My entire life journey seems surreal. I don't think my younger self would have known I had the strength or motivation to become a scientist. I always pictured myself making a comfortable living with a 9-5 job. Now my life seems to be driven by curiosity and passion. It took many unexpected turns for the best.

Why do you love working in STEM?

I love independence and troubleshooting. My job is to ask questions, learn, and discover. It's almost unfair how I found a career that allowed me to go after the resources I need to answer questions that no one knows the answer to. For a brief moment in time (before publishing a scientific article), I carry knowledge no one in this world knows about and that, to me, is an incredible thought.

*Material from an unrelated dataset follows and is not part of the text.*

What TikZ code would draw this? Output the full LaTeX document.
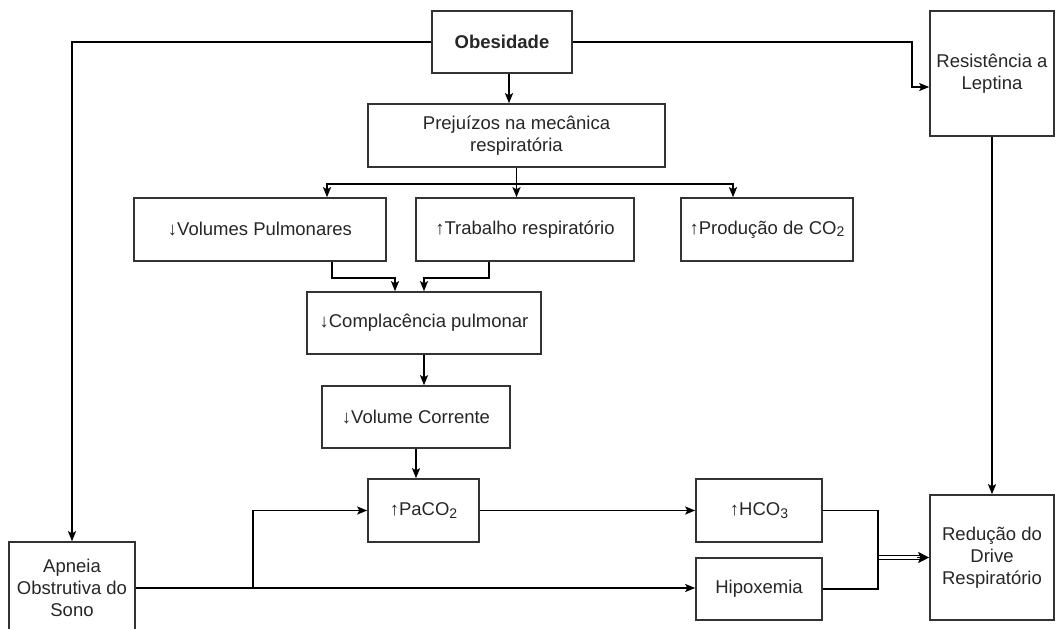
\documentclass[tikz,border=0pt]{standalone}
\usepackage{fontspec}
\setmainfont{Liberation Sans}
\usetikzlibrary{arrows.meta}

\newcommand{\subs}[1]{\raisebox{-0.25ex}{\fontsize{14}{14}\selectfont #1}}

\begin{document}
\begin{tikzpicture}[
        ->, % Arrow style
        > = {Stealth[length=10pt, width=8pt, inset=2pt]}, % arrow head style
        x = 1pt, y = -1pt, % one unit per pixel, y downwards
        line width = 1.6pt, % line style
        font = \fontsize{18.5}{22}\selectfont
      ]

      \tikzstyle{box}=[rectangle, draw=black!80, text=black!85, align=center, inner sep=0pt]

      \useasboundingbox (0,0) rectangle (1055,629);

      \node[box, minimum width=140pt, minimum height=62pt] (obes) at (502,42) {\textbf{Obesidade}};
      \node[box, minimum width=124pt, minimum height=125pt] (res) at (992,73.5) {Resistência a\\Leptina};
      \node[box, minimum width=297pt, minimum height=63pt] (prej) at (516.5,135.5) {Prejuízos na mecânica\\respiratória};
      \node[box, minimum width=252pt, minimum height=63pt] (vol) at (260,229.5) {↓Volumes Pulmonares};
      \node[box, minimum width=218pt, minimum height=63pt] (trab) [right of=vol, node distance=265pt] {↑Trabalho respiratório};
      \node[box, minimum width=172pt, minimum height=63pt] (prod) [right of=trab, node distance=242pt] {↑Produção de CO\subs{2}};
      \node[box, minimum width=234pt, minimum height=62pt] (compl) at (424,323) {↓Complacência pulmonar};
      \node[box, minimum width=188pt, minimum height=62pt] (vc) at (416,417) {↓Volume Corrente};
      \node[box, minimum width=111pt, minimum height=63pt] (paco) at (423.5,510.5) {↑PaCO\subs{2}};
      \node[box, minimum width=126pt, minimum height=63pt] (hco) at (759,510.5) {↑HCO\subs{3}};
      \node[box, minimum width=126pt, minimum height=62pt] (hip) [below of=hco, node distance=78.5pt] {Hipoxemia};
      \node[box, minimum width=124pt, minimum height=125pt] (red) [below of=res, node distance=484pt] {Redução do\\Drive\\Respiratório};
      \node[box, minimum width=126pt, minimum height=92pt] (apn) at (72,588) {Apneia\\Obstrutiva do\\Sono};

      % obesidade
      \draw (obes.west) -| (apn.north);
      \draw (obes.east) -| ([xshift=-17pt, yshift=-13.5pt]res.west) -- ([yshift=-13.5pt]res.west);
      \draw ([xshift=7pt]obes.south) -- ([xshift=-7.5pt]prej.north);

      % mecanica respiratoria
      \coordinate (bus) at ([yshift=-16pt]prej.south);
      \draw (prej.south) -- (trab.north -| prej.south);
      \draw (bus) -| ([xshift=67pt]vol.north);
      \draw (bus) -| ([xshift=-34pt]prod.north);
      \draw ([xshift=72pt]vol.south) -- ++(0,16) -| ([xshift=-29pt]compl.north);
      \draw ([xshift=-36pt]trab.south) -- ++(0,16) -| (compl.north);
      \draw (compl.south) -- ([xshift=8pt]vc.north);
      \draw (vc.south) -- ([xshift=-7.5pt]paco.north);

      % apneia
      \draw (apn.east) -- (apn.east -| hip.west);
      \draw ([xshift=117pt]apn.east) |- (paco.west);
      \draw (paco.east) -- (hco.west);

      % drive respiratorio (double arrow)
      \coordinate (jn) at ([xshift=55pt]hco.east);
      \draw[-] (hco.east) -- (jn) |- (hip.east);
      \draw[-, line width=1.3pt] ([yshift=2.3pt]jn |- red.west) -- ([xshift=-8pt, yshift=2.3pt]red.west);
      \draw[-, line width=1.3pt] ([yshift=-2.3pt]jn |- red.west) -- ([xshift=-8pt, yshift=-2.3pt]red.west);
      \draw[-{Stealth[length=11pt, width=11pt, inset=2pt]}, line width=1pt] ([xshift=-12pt]red.west) -- (red.west);
      \draw (res.south) -- (red.north);

    \end{tikzpicture}
\end{document}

Best advice for next generation?

There is one piece of advice I feel we don't talk about often enough. That is, rising above negative connotations and owning the things that make you a great leader. I have been advised on several occasions to act more like a "man" in order to be successful in this field. I completely reject this idea. The terms "sensitive," "aggressive," "emotional," or "motherly" are all qualities that make up a great leader. To create a team, working relationships, and a safe environment, you need to be empathetic; it's ok to feel and express it. My advice is to own these characteristics, never apologize for feeling, caring, or demanding respect.

Inspo quote / fun fact / role model

"Be yourself; everyone else is taken" -Oscar Wilde. A bit silly but this quote resonates with me. Down the road, you will constantly be compared to others. This might make you feel like you need to become someone else. Ignore those comments.